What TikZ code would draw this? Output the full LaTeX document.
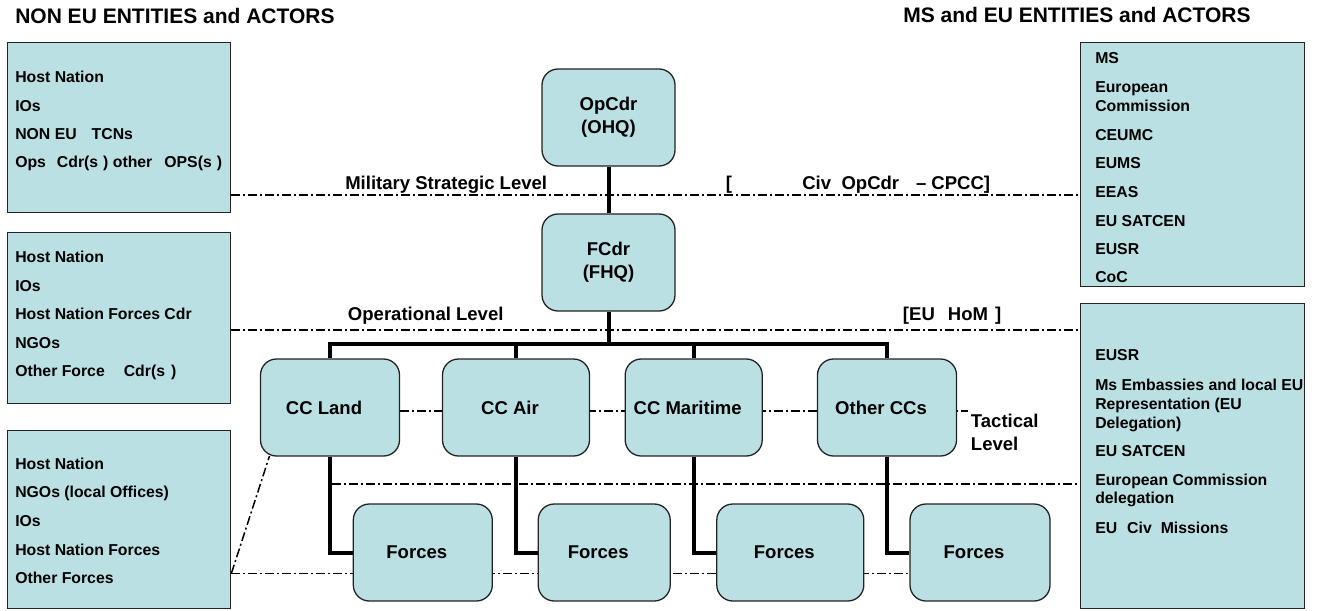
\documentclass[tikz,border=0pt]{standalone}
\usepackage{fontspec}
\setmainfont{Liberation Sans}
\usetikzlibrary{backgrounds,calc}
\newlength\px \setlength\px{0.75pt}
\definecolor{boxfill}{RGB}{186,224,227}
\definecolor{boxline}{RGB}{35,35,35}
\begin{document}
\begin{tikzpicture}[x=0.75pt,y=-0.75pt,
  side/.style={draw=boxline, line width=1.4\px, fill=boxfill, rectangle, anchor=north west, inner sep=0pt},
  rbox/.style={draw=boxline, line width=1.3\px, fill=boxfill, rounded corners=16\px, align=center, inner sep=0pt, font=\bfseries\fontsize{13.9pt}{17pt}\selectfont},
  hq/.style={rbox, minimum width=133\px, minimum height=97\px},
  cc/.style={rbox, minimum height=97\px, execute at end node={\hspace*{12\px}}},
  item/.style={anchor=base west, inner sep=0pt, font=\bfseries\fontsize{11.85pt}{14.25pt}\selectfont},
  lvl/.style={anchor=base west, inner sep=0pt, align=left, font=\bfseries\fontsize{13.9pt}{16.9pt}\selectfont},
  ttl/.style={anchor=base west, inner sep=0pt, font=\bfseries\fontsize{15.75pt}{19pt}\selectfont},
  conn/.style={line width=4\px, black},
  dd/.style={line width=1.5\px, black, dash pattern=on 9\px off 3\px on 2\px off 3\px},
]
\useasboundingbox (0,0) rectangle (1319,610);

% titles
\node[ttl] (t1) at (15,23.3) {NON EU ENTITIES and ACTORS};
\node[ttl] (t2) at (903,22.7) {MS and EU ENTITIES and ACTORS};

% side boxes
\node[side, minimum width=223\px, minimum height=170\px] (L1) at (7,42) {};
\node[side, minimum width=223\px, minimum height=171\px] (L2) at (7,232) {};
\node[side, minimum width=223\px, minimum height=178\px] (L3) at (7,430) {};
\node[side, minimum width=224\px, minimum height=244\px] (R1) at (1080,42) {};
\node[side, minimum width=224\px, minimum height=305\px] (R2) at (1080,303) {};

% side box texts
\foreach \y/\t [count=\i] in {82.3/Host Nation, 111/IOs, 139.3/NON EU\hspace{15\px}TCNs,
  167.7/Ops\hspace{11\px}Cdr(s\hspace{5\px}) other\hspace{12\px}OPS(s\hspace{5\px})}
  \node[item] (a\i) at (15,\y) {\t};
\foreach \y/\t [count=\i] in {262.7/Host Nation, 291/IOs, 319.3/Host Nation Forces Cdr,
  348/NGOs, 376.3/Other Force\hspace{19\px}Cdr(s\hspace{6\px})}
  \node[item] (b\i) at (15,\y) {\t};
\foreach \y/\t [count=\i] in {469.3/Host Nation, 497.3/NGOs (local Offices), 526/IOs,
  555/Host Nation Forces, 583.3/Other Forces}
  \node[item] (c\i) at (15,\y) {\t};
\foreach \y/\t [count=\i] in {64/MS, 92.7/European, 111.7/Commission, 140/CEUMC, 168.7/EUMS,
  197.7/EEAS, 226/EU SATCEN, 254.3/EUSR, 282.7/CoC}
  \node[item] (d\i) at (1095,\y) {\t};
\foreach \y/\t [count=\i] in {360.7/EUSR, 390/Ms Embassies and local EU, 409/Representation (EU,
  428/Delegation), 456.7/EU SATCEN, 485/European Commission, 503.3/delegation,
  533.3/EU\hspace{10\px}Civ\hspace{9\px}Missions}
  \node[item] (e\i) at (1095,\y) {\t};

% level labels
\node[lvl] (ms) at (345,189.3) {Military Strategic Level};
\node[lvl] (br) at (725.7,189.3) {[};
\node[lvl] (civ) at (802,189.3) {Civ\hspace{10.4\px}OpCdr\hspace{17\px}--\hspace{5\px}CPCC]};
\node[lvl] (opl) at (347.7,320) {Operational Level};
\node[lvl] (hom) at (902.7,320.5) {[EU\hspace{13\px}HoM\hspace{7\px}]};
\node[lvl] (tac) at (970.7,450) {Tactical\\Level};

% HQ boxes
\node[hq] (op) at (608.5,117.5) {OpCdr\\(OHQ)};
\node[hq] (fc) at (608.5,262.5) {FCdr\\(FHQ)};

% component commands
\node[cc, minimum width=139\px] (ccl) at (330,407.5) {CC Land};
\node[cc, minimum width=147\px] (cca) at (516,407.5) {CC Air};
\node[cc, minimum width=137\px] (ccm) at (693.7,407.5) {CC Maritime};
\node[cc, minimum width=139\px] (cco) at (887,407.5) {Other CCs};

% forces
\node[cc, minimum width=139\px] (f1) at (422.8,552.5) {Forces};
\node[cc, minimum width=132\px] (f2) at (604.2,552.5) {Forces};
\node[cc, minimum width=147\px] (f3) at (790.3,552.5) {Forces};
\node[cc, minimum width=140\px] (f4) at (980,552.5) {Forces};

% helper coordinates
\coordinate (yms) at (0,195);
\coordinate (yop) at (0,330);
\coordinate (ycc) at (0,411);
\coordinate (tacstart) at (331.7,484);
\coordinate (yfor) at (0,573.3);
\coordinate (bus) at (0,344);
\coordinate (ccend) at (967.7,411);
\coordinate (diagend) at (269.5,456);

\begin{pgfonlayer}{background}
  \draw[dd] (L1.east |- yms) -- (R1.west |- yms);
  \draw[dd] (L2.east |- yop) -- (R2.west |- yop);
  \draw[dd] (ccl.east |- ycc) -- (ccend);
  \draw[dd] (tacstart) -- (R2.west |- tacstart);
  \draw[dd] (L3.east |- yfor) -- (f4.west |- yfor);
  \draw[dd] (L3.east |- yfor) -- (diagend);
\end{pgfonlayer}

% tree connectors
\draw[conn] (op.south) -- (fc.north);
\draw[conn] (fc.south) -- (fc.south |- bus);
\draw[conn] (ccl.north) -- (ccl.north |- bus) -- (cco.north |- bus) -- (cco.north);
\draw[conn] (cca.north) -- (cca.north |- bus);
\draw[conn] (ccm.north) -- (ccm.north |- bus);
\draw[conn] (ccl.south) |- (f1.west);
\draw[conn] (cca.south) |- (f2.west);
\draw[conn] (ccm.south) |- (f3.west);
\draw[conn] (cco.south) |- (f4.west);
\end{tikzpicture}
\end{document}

● THE TASK
Reproduce exactly the run of lines that opens the listing and closes with the line holding "(t2) at (903,22.7)". Pictures are excluded.

● OUTPUT OF THE EXERCISE
What TikZ code would draw this? Output the full LaTeX document.
\documentclass[tikz,border=0pt]{standalone}
\usepackage{fontspec}
\setmainfont{Liberation Sans}
\usetikzlibrary{backgrounds,calc}
\newlength\px \setlength\px{0.75pt}
\definecolor{boxfill}{RGB}{186,224,227}
\definecolor{boxline}{RGB}{35,35,35}
\begin{document}
\begin{tikzpicture}[x=0.75pt,y=-0.75pt,
  side/.style={draw=boxline, line width=1.4\px, fill=boxfill, rectangle, anchor=north west, inner sep=0pt},
  rbox/.style={draw=boxline, line width=1.3\px, fill=boxfill, rounded corners=16\px, align=center, inner sep=0pt, font=\bfseries\fontsize{13.9pt}{17pt}\selectfont},
  hq/.style={rbox, minimum width=133\px, minimum height=97\px},
  cc/.style={rbox, minimum height=97\px, execute at end node={\hspace*{12\px}}},
  item/.style={anchor=base west, inner sep=0pt, font=\bfseries\fontsize{11.85pt}{14.25pt}\selectfont},
  lvl/.style={anchor=base west, inner sep=0pt, align=left, font=\bfseries\fontsize{13.9pt}{16.9pt}\selectfont},
  ttl/.style={anchor=base west, inner sep=0pt, font=\bfseries\fontsize{15.75pt}{19pt}\selectfont},
  conn/.style={line width=4\px, black},
  dd/.style={line width=1.5\px, black, dash pattern=on 9\px off 3\px on 2\px off 3\px},
]
\useasboundingbox (0,0) rectangle (1319,610);

% titles
\node[ttl] (t1) at (15,23.3) {NON EU ENTITIES and ACTORS};
\node[ttl] (t2) at (903,22.7) {MS and EU ENTITIES and ACTORS};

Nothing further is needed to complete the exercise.